Monday, November 29, 2010

TSM Database Page Shadow File

The Tivoli Storage Manager database has a file calle the Page Shadow File (dbpgshdw.bdt).  This file is a mirror of transactions that are written to the database.  This occurs only if two options are enabled in the Server Options file (dsmserv.opt). 

DBPAGEShadow Yes

MIRRORWrite DB Parallel

By default TSM installs with the first set to Yes and the second set to Sequential.  This causes the Page Shadow File to not be used.  However, even with the Parallel option being chosen, the Yes option still causes the Tivoli system to require that file.  In fact, one of the big ways I have seen a Tivoli Storage Manager database to get corrupted is having the parameters set as above and then some process lock the Shadow File.  I have seen machine backups that lock each file as they are backed up do this.  When that happens, you better have a good current back up of the database available.

The Page Shadow File is implemented in TSM to help with high volume systems that may get overwhelmed in database updates.  The transactions are written to this file allowing them to be picked up later and processed when there is less system activity.  If you have a system with heavy activity like this, I would encourage use of the shadow file.  I would make sure it is in a location where the system backup will not be touching it.  There is no need for this file to be backed up, and as I said above, locking this file is dangerous.  The location of this file can be determined int he dsmserv.opt.  By default the TSM server looks for it in the server directory that was created when the server instance was created.  By changing the entry to a fully defined path, it can be relocated to any directory on the server. 

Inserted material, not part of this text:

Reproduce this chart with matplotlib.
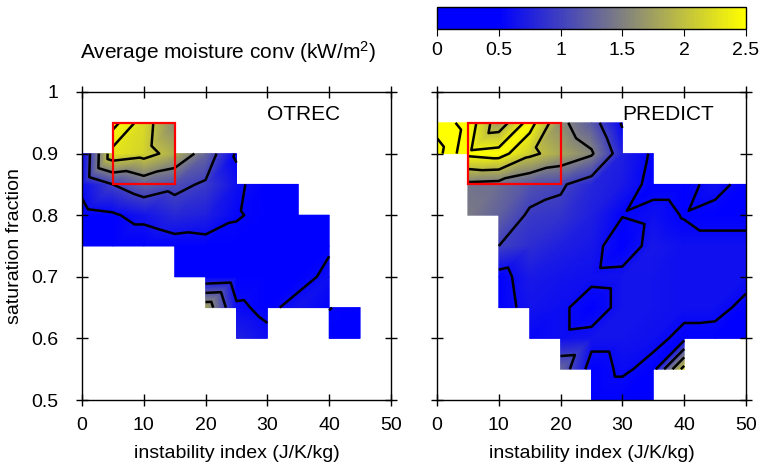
import numpy as np
import matplotlib
matplotlib.use("Agg")
import matplotlib.pyplot as plt
import matplotlib.tri as mtri
from matplotlib.colors import LinearSegmentedColormap
from matplotlib.patches import Rectangle

plt.rcParams["font.family"] = ["Liberation Sans", "DejaVu Sans"]
plt.rcParams["font.size"] = 14
plt.rcParams["mathtext.fontset"] = "custom"
plt.rcParams["mathtext.rm"] = "Liberation Sans"
plt.rcParams["mathtext.default"] = "regular"

nan = np.nan

# grid nodes
instab = [0, 5, 10, 15, 20, 25, 30, 35, 40, 45, 50]                                # J/K/kg
satfrac = [0.5, 0.55, 0.6, 0.65, 0.7, 0.75, 0.8, 0.85, 0.9, 0.95, 1.0]

# average moisture convergence (kW/m2), rows follow satfrac (bottom -> top)
otrec = [
    [nan, nan, nan, nan, nan, nan, nan, nan, nan, nan, nan],
    [nan, nan, nan, nan, nan, nan, nan, nan, nan, nan, nan],
    [nan, nan, nan, nan, nan, 0.75, 0.6, nan, 0.3, 0.3, nan],
    [nan, nan, nan, nan, 1.8, 0.58, 0.4, 0.65, 0.52, 0.3, nan],
    [nan, nan, nan, 0.2, 0.13, 0.2, 0.25, 0.35, 0.6, nan, nan],
    [0.2, 0.15, 0.15, 0.3, 0.35, 0.3, 0.3, 0.3, 0.45, nan, nan],
    [0.38, 0.45, 0.65, 0.81, 0.75, 0.55, 0.35, 0.25, 0.3, nan, nan],
    [0.6, 1.0, 1.25, 1.1, 0.95, 0.62, 0.2, 0.2, nan, nan, nan],
    [0.55, 2.3, 2.15, 1.85, 1.3, 0.45, nan, nan, nan, nan, nan],
    [nan, 3.2, 2.2, 1.55, nan, nan, nan, nan, nan, nan, nan],
    [nan, nan, nan, nan, nan, nan, nan, nan, nan, nan, nan],
]

predict = [
    [nan, nan, nan, nan, nan, 0.25, 0.25, 0.25, nan, nan, nan],
    [nan, nan, nan, nan, 1.3, 0.3, 0.58, 0.35, 2.2, nan, nan],
    [nan, nan, nan, 0.55, 0.6, 0.65, 0.65, 0.62, 0.38, 0.35, 0.35],
    [nan, nan, 0.3, 0.65, 0.6, 0.25, 0.65, 0.65, 0.62, 0.62, 0.4],
    [nan, nan, 0.35, 0.7, 0.65, 0.62, 0.65, 0.65, 0.62, 0.62, 0.62],
    [nan, nan, 1.0, 0.85, 0.75, 0.68, 0.2, 0.68, 0.62, 0.62, 0.62],
    [nan, 1.45, 1.25, 0.95, 0.9, 0.75, 0.52, 0.62, 0.48, 0.38, 0.38],
    [nan, 1.4, 1.35, 1.15, 1.05, 0.8, 0.7, 0.38, 0.38, 0.62, 0.38],
    [3.7, 2.6, 2.7, 2.1, 1.8, 1.55, 0.75, 0.45, nan, nan, nan],
    [3.3, 2.8, 1.7, 2.7, 1.6, 1.2, 0.45, nan, nan, nan, nan],
    [nan, nan, nan, nan, nan, nan, nan, nan, nan, nan, nan],
]

levels = [0.5, 1.0, 1.5, 2.0, 2.5, 3.0, 3.5]
cbar_ticks = [0, 0.5, 1, 1.5, 2, 2.5]
x_ticks = [0, 10, 20, 30, 40, 50]
y_ticks = [0.5, 0.6, 0.7, 0.8, 0.9, 1.0]

# (name, data, red box: x0, y0, width, height)
panels = [
    ("OTREC", otrec, (5, 0.85, 10, 0.1)),
    ("PREDICT", predict, (5, 0.85, 15, 0.1)),
]

cmap = LinearSegmentedColormap.from_list(
    "bgy", [(0.0, "#0000ff"), (0.2, "#0000ff"), (0.6, "#808080"), (1.0, "#ffff00")])


def mesh(z):
    z = np.array(z, dtype=float)
    X, Y = np.meshgrid(instab, satfrac)
    ok = np.isfinite(z)
    nx = len(instab)
    tris = []
    for j in range(len(satfrac) - 1):
        for i in range(nx - 1):
            if ok[j, i] and ok[j, i + 1] and ok[j + 1, i] and ok[j + 1, i + 1]:
                a = j * nx + i
                c = a + nx
                tris += [[a, a + 1, c + 1], [a, c + 1, c]]
    tri = mtri.Triangulation(X.ravel(), Y.ravel(), tris)
    return tri, np.nan_to_num(z.ravel())


fig = plt.figure(figsize=(7.63, 4.65), dpi=100)
axes = [fig.add_axes([82 / 763, 65 / 465, 309 / 763, 308 / 465]),
        fig.add_axes([437 / 763, 65 / 465, 309 / 763, 308 / 465])]

for k, (ax, (name, data, box)) in enumerate(zip(axes, panels)):
    tri, zz = mesh(data)
    im = ax.tripcolor(tri, zz, shading="gouraud", cmap=cmap, vmin=0, vmax=2.5)
    ax.tricontour(tri, zz, levels=levels, colors="k", linewidths=1.8)
    ax.add_patch(Rectangle(box[:2], box[2], box[3], fill=False,
                           edgecolor="#ff0000", linewidth=1.6, zorder=5))
    ax.text(30, 0.963, name, ha="left", va="center", fontsize=15)

    ax.set_xlim(0, 50)
    ax.set_ylim(0.5, 1.0)
    ax.set_xticks(x_ticks)
    ax.set_yticks(y_ticks)
    ax.set_xticklabels([f"{v:g}" for v in x_ticks])
    ax.set_yticklabels([f"{v:g}" for v in y_ticks])
    ax.tick_params(direction="inout", length=8, width=1, top=True, right=True,
                   labelsize=14)
    ax.tick_params(axis="x", pad=8)
    ax.tick_params(axis="y", pad=13)
    ax.set_xlabel("instability index (J/K/kg)", fontsize=14, labelpad=8)
    if k == 0:
        ax.set_ylabel("saturation fraction", fontsize=14, labelpad=6)
    else:
        ax.tick_params(labelleft=False)
    for s in ax.spines.values():
        s.set_linewidth(1)

cax = fig.add_axes([437 / 763, (465 - 29.5) / 465, 309 / 763, 22 / 465])
cb = fig.colorbar(im, cax=cax, orientation="horizontal", ticks=cbar_ticks)
cb.ax.set_xticklabels([f"{v:g}" for v in cbar_ticks])
cb.ax.tick_params(direction="out", length=5, labelsize=14, pad=4)
cb.outline.set_linewidth(1)

fig.text(228 / 763, 1 - 52 / 465, "Average moisture conv (kW/m$^2$)",
         ha="center", va="center", fontsize=15)

fig.savefig("out.png", dpi=100)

If your system is not high volume, I would reccomend changing the default DBPAGEShadow from Yes to No.  Once this is done, you can delete the file and all is fine.  Or it can be left alone since the system will no longer look for it.  This will keep any harm from this file and keep it from causing database corruption if the file is inadvertantly locked by another program.

Wednesday, November 24, 2010

Copy Storage Pools

OK, you have TSM backing up your entire enterprise.  All important data from data from the workstations and servers in your business is being efficiently stored in storage pools on a large san unit.  Each day people are restoring items that were deleted by accident or were needed after it was thought they were no longer needed.  All is going wonderfully.  Right up until a disk gets corrupted in the san.  But they are mirrored?  Guess what?  The corruption was mirrored as well. (Seen this happen).  Now you can spend days getting the affected storage pools recreated.  And since the storage was spread across multiple drives, this means a lot of the storage pools are damaged.

So what would copy storage pools do for this?  If the copy storage pools were available, the TSM system would simply get the files it was looking for from the copies and start automatically recreating the damaged files.  The copy storage pools can also be used to totally recreate any damaged storage pools.  But the main thing is that while files may be restored slightly slower, the users will never actually know that anything happened.  They will get their files restored and no one will be calling for support.